HOUSTON – A circulating biomarker has the potential to identify metastatic pancreatic cancer and may be able to predict prognosis, investigators said.
Levels of a gene encoding for the gap-junction beta 3 (GJB3) protein were highly elevated in both pancreatic cancer cell lines and in blood samples from patients with pancreatic ductal adenocarcinoma (PDAC), but the gene was undetectable in blood samples from patients without cancer, reported Dr. Raoud Marayati from the Lineberger Comprehensive Cancer Center at the University of North Carolina, Chapel Hill.
An analysis of gene expression in tumors from patients with PDAC also showed that patients with tumors expressing higher levels of GJB3 had significantly worse overall survival rates.
“GJB3 is highly expressed in blood samples from patients with metastatic versus local pancreatic cancer. GJB3 is a potential circulating biomarker for metastatic pancreatic cancer,” Dr. Marayati said at the annual Society of Surgical Oncology Cancer Symposium.
Markers lacking
PDAC is a highly aggressive cancer with a propensity for early invasion and metastasis. More than half of all patients (53%) have metastatic disease at the time of diagnosis, and 5-year survival for these patients is only 2.3%, according to the Surveillance, Epidemiology, and End Results (SEER) cancer statistics review for 2014, she noted.

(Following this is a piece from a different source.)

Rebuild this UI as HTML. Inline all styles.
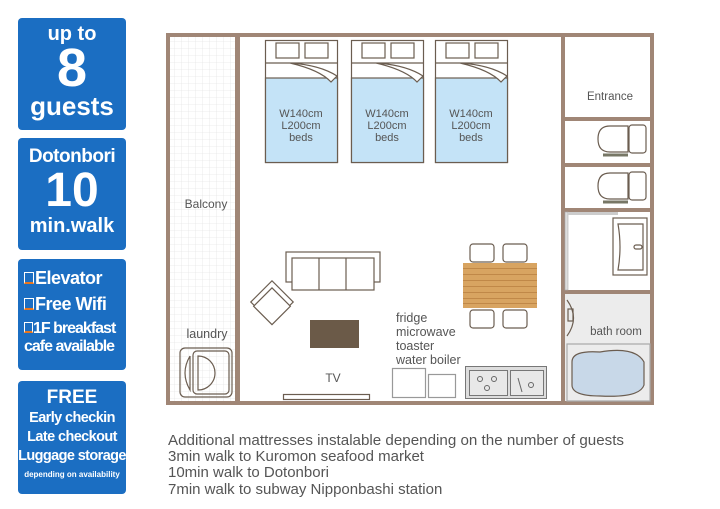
<!DOCTYPE html>
<html><head><meta charset="utf-8"><style>
html,body{margin:0;padding:0;background:#fff;width:720px;height:509px;overflow:hidden}
.b{position:absolute;left:18px;width:108px;background:#1b6ec2;border-radius:4px;color:#fff;font-family:"Liberation Sans",sans-serif;font-weight:bold;text-align:center}
</style></head><body>
<div class="b" style="top:18px;height:112px">
<div style="font-size:20px;margin-top:5px;line-height:22px">up to</div>
<div style="font-size:54px;line-height:46px">8</div>
<div style="font-size:26px;line-height:30px">guests</div></div>
<div class="b" style="top:138px;height:112px">
<div style="font-size:19px;margin-top:8px;line-height:22px;letter-spacing:-0.5px">Dotonbori</div>
<div style="font-size:48px;line-height:46px">10</div>
<div style="font-size:20px;line-height:24px">min.walk</div></div>
<div class="b" style="top:259px;height:111px;text-align:left;padding-left:6px;box-sizing:border-box">
<div style="font-size:18px;margin-top:7px;line-height:25px;letter-spacing:-0.5px"><span style="display:inline-block;width:8px;height:9px;border:1px solid #fff;border-bottom:2px solid #e8761e;margin-right:1px"></span>Elevator</div>
<div style="font-size:18px;line-height:26px;letter-spacing:-0.5px"><span style="display:inline-block;width:8px;height:9px;border:1px solid #fff;border-bottom:2px solid #e8761e;margin-right:1px"></span>Free Wifi</div>
<div style="font-size:16px;line-height:18px;letter-spacing:-1px;margin-top:3px"><span style="display:inline-block;width:7px;height:8px;border:1px solid #fff;border-bottom:2px solid #e8761e"></span>1F breakfast<br>cafe available</div></div>
<div class="b" style="top:381px;height:113px">
<div style="font-size:19px;margin-top:6px;line-height:22px">FREE</div>
<div style="font-size:14.5px;line-height:19px;letter-spacing:-0.6px">Early checkin<br>Late checkout<br>Luggage storage</div>
<div style="font-size:8px;line-height:14px;margin-top:2px">depending on availability</div></div>

<svg width="720" height="509" style="position:absolute;left:0;top:0" font-family="Liberation Sans,sans-serif">
<defs><pattern id="g" width="7" height="7" patternUnits="userSpaceOnUse"><path d="M7 0V7H0" fill="none" stroke="#e6e6e6" stroke-width="0.8"/></pattern></defs>
<rect x="170" y="35" width="67" height="367" fill="url(#g)"/>
<g fill="#a08676">
<rect x="166" y="33" width="488" height="4"/>
<rect x="166" y="33" width="4" height="372"/>
<rect x="166" y="401" width="488" height="4"/>
<rect x="235" y="33" width="5" height="372"/>
<rect x="561" y="33" width="4" height="372"/>
<rect x="650" y="33" width="4" height="372"/>
<rect x="561" y="117" width="93" height="4"/>
<rect x="561" y="163" width="93" height="4"/>
<rect x="561" y="208" width="93" height="4"/>
<rect x="561" y="290" width="93" height="4"/>
</g>
<rect x="565" y="212" width="3" height="78" fill="#ddd" stroke="#aaa" stroke-width="0.6"/>
<rect x="568" y="212" width="50" height="3" fill="#ccc"/>
<rect x="565" y="294" width="85" height="107" fill="#ececec"/>
<g fill="none" stroke="#6b5d50" stroke-width="1.2">
<g id="bed"><rect x="265.5" y="40.5" width="72" height="122" fill="#fff"/>
<rect x="265.5" y="78" width="72" height="84.5" fill="#c4e3f7"/>
<rect x="276" y="43" width="23" height="15" fill="#fff"/><rect x="305" y="43" width="23" height="15" fill="#fff"/>
<path d="M265.5 63H337.5M290 63Q320 65 337 76L331 82Q320 70 290 63" fill="#fff"/></g>
<use href="#bed" x="86"/><use href="#bed" x="170"/>
<rect x="286" y="252" width="94" height="30"/>
<rect x="292" y="258" width="82" height="32" fill="#fff"/>
<path d="M319 258V290M346 258V290"/>
<g transform="rotate(45 272 302)"><rect x="257" y="287" width="30" height="30" fill="#fff"/><rect x="262" y="292" width="26" height="26" fill="#fff"/></g>
<rect x="470" y="244" width="24" height="18" rx="3"/><rect x="503" y="244" width="24" height="18" rx="3"/>
<rect x="470" y="310" width="24" height="18" rx="3"/><rect x="503" y="310" width="24" height="18" rx="3"/>
<rect x="180" y="348" width="52" height="49" rx="5"/>
<rect x="193" y="351" width="36" height="43" rx="4"/>
<path d="M198 356A14 14 0 0 1 198 390Z"/>
<path d="M190 356Q180 373 190 390V356"/>
<rect x="283.5" y="394.5" width="86" height="5"/>
<rect x="392.5" y="368.5" width="33" height="29" stroke="#999"/>
<rect x="428.5" y="374.5" width="27" height="23" stroke="#999"/>
<g id="t"><path d="M628 126H610Q598 126 598 139Q598 152 610 152H628Z"/><rect x="629" y="125" width="17" height="28" rx="3"/><path d="M603 155H628" stroke-width="3" stroke="#776"/></g>
<use href="#t" y="47"/>
<rect x="613" y="218" width="34" height="57"/>
<path d="M618 224H643V270H618Q622 247 618 224Z"/>
<rect x="634" y="245" width="8" height="4" rx="2"/>
<path d="M567 300Q580 318 567 336"/><rect x="568" y="309" width="5" height="12"/>
<path d="M567 344H650V401H567Z" fill="#ececec" stroke="#aaa"/>
<path d="M572 362Q572 350 600 352Q635 346 644 362V385Q640 398 600 396Q572 396 572 385Z" fill="#c8d8e8"/>
</g>
<rect x="310" y="320" width="49" height="28" fill="#6b5a48"/>
<rect x="463" y="263" width="74" height="45" fill="#d8a461"/>
<g stroke="#c08848" stroke-width="1"><path d="M463 268.5H537M463 274.5H537M463 280.5H537M463 286.5H537M463 292.5H537M463 298.5H537M463 303.5H537"/></g>
<rect x="465.5" y="366.5" width="81" height="32" fill="#ddd" stroke="#777"/>
<rect x="469.5" y="370.5" width="38" height="25" fill="#e8e8e8" stroke="#777"/>
<rect x="510.5" y="370.5" width="33" height="25" fill="#e8e8e8" stroke="#777"/>
<g fill="none" stroke="#666"><circle cx="480" cy="379" r="2.5"/><circle cx="494" cy="379" r="2.5"/><circle cx="487" cy="388" r="2.5"/><circle cx="531" cy="385" r="2.5"/><path d="M518 378L522 392"/></g>
<g fill="#555" font-size="11" text-anchor="middle">
<g id="bt"><text x="301" y="117">W140cm</text><text x="301" y="129">L200cm</text><text x="301" y="141">beds</text></g>
<use href="#bt" x="86"/><use href="#bt" x="170"/>
<text x="206" y="208" font-size="12">Balcony</text>
<text x="207" y="338" font-size="12.5">laundry</text>
<text x="333" y="382" font-size="12">TV</text>
<text x="610" y="100" font-size="11.5">Entrance</text>
<text x="616" y="335" font-size="11.5">bath room</text>
</g>
<g fill="#555" font-size="12.5"><text x="396" y="322">fridge</text><text x="396" y="336">microwave</text><text x="396" y="350">toaster</text><text x="396" y="364">water boiler</text></g>
<g fill="#555" font-size="15"><text x="168" y="445" textLength="456" lengthAdjust="spacingAndGlyphs">Additional mattresses instalable depending on the number of guests</text>
<text x="168" y="461">3min walk to Kuromon seafood market</text>
<text x="168" y="477">10min walk to Dotonbori</text>
<text x="168" y="494">7min walk to subway Nipponbashi station</text></g>
</svg>
</body></html>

The only currently available clinical biomarker for PDAC, carbohydrate antigen 19-9 (CA 19-9), generally correlates with treatment response and disease recurrence but has low sensitivity and specificity, Dr. Marayati said.
Circulating tumor cells (CTCs) – cells shed from the primary tumor into circulation – hold promise for better detection of cancer, but CTCs from pancreatic tumors have proven to be extremely difficult to isolate and count, she added.
To see whether they could identify circulating biomarkers of metastatic PDAC, Dr. Marayati and colleagues working in the laboratory of Dr. Jen Jen Yeh at the university first identified 76 genes that are differentially overexpressed in metastatic PDAC tumors, compared with localized primary tumors and with normal tissues.
The investigators looked for expression of the genes in 11 pancreatic cancer cell lines and in blood samples from 20 patients with pancreatic cancer and four without cancer. As noted, one gene, GJB3, was highly expressed in all of the cell-line samples but could not be detected in white blood cells from patients without PDAC.
To validate GJB3 as a potential cancer marker, the authors looked at expression levels in circulating tumor cells and found that, among the patients with cancer, expression levels of GBJ3 were significantly higher in those with metastatic disease, compared with localized disease (P = .016).
“That would suggest that GJB3 is a potential circulating biomarker specifically for metastatic pancreatic cancer patients,” Dr. Marayati said.
The investigators hypothesized that GJB3 may play a role in the biology of pancreatic cancer metastasis. To test this idea, they looked at resected tumors from 131 patients with primary pancreatic cancer and found that high tumor expression of GJB3 was associated with worse survival. Median overall survival among 32 patients with low levels of gene expression in their tumors was 24 months, compared with 15 months for 99 patients with high levels of GJB3 expression (P = .031).
The investigators plan to further validate the marker by testing it with larger samples from both patients with pancreatic cancer and controls.
The study funding source was not disclosed. Dr. Marayati reported having no disclosures.